I was born and raised in an integrated blue-collar neighborhood, had black friends and playmates from my earliest memories, went to school with them from 1st grade on, played ball with them, went through scouts with them, have black neighbors in my suburban neighborhood from the day the plan was built, work with them every day and even hang out in a local bar that has black regulars --- so take your stereotype of us damnyankees, mix it with some grits and put it on the shelf with your “South will rise again” myths.

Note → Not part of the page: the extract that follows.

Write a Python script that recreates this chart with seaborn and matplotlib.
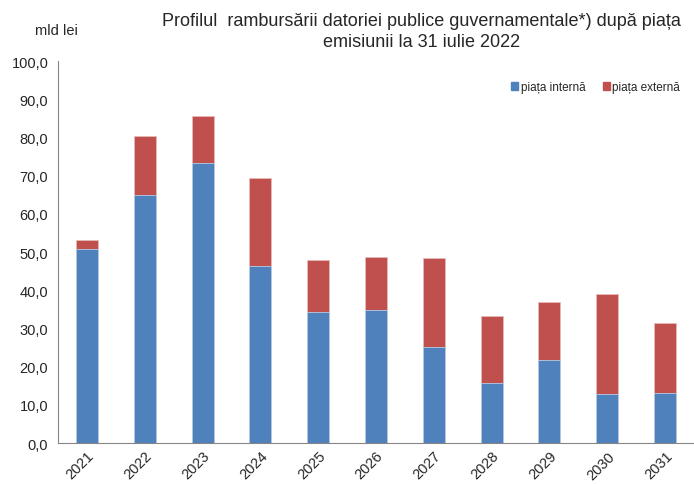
import numpy as np
import pandas as pd
import seaborn as sns
import matplotlib
matplotlib.use("Agg")
from matplotlib import pyplot as plt
from matplotlib.patches import Patch

years = ["2021", "2022", "2023", "2024", "2025", "2026", "2027", "2028", "2029", "2030", "2031"]
intern = [50.8, 64.9, 73.3, 46.3, 34.2, 34.7, 25.2, 15.8, 21.8, 12.8, 13.2]
extern = [2.4, 15.5, 12.4, 23.1, 13.6, 14.1, 23.2, 17.5, 15.2, 26.3, 18.3]

df = pd.DataFrame({"an": years, "intern": intern, "extern": extern})
df["total"] = df["intern"] + df["extern"]

sns.set_style("white")
plt.rcParams['font.family'] = ['Liberation Sans', 'DejaVu Sans']

blue = "#4F81BD"
red = "#C0504D"

fig = plt.figure(figsize=(6.94, 4.85), dpi=100)
ax = fig.add_axes([0.0836, 0.0845, 0.9164, 0.7875])

# stacked: total (red) first, interior (blue) over it
sns.barplot(data=df, x="an", y="total", color=red, width=0.38, saturation=1,
            edgecolor="#E6B9B8", linewidth=0.6, ax=ax)
sns.barplot(data=df, x="an", y="intern", color=blue, width=0.38, saturation=1,
            edgecolor="#B9CDE5", linewidth=0.6, ax=ax)

ax.set_ylim(0, 100)
ax.set_xlim(-0.5, 10.47)
ax.set_yticks(np.arange(0, 101, 10))
ax.set_yticklabels([f"{v:.1f}".replace(".", ",") for v in np.arange(0, 101, 10)], fontsize=10.5)

# category ticks between bars, labels under bars
ax.set_xticks(np.arange(-0.5, 11, 1))
ax.set_xticklabels([])
ax.set_xticks(np.arange(11), minor=True)
ax.set_xticklabels(years, minor=True, rotation=45, ha="right", rotation_mode="anchor", fontsize=10.5)
ax.tick_params(axis="x", which="minor", length=0, pad=4)
ax.tick_params(axis="x", which="major", length=5, direction="out", color="#868686", width=0.8)
ax.tick_params(axis="y", length=5, direction="out", color="#868686", width=0.8, pad=2)
ax.set_xlabel("")
ax.set_ylabel("")

for s in ["top", "right"]:
    ax.spines[s].set_visible(False)
for s in ["left", "bottom"]:
    ax.spines[s].set_color("#868686")
    ax.spines[s].set_linewidth(0.8)

fig.text(0.607, 0.934, "Profilul  rambursării datoriei publice guvernamentale*) după piața\nemisiunii la 31 iulie 2022",
         ha="center", va="center", fontsize=13, linespacing=1.3)
fig.text(0.05, 0.936, "mld lei", ha="left", va="center", fontsize=10.5)

handles = [Patch(color=blue, label="piața internă"), Patch(color=red, label="piața externă")]
ax.legend(handles=handles, loc="upper right", bbox_to_anchor=(0.995, 0.975), ncol=2, frameon=False,
          fontsize=8.5, handlelength=0.6, handleheight=0.6, handletextpad=0.2, columnspacing=1.5)

fig.savefig("out.png", dpi=100)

BTW. I don’t have a damn altruistic bone in my body. I do have a deep and abiding respect for the Constitution of the United States, and what the south did to blacks through the Jim Crow century was inexcusable. It doesn’t matter one iota if you, I, or those folks in Boston love, hate, or or totally indifferent to blacks. Those are private decisions, which have no impact on other people as long as the law is respected. But no government, Federal, state or local, has the Constitution right to discriminate against citizens because of race and that is precisely what Jim Crow was --- legally mandated segregation and it was rightly ruled to be Unconstitutional. That politicians in the south usurped the honorable title of “Conservative” while pandering to racial fear and hatred is the reason that blacks vote 90% Rat today. Government discrimination against any citizen is not a states rights issue. Even though the segregationists like Fullbright and Gore of the 50s and 60s were all big-government socialist Democrats, the conservative label they usurped by invoking “states rights” costs real conservatives the support we deserve from black Americans. On most issues, blacks will agree with us, most of the time. But the “Conservative” label makes the run away, and I can’t really blame them.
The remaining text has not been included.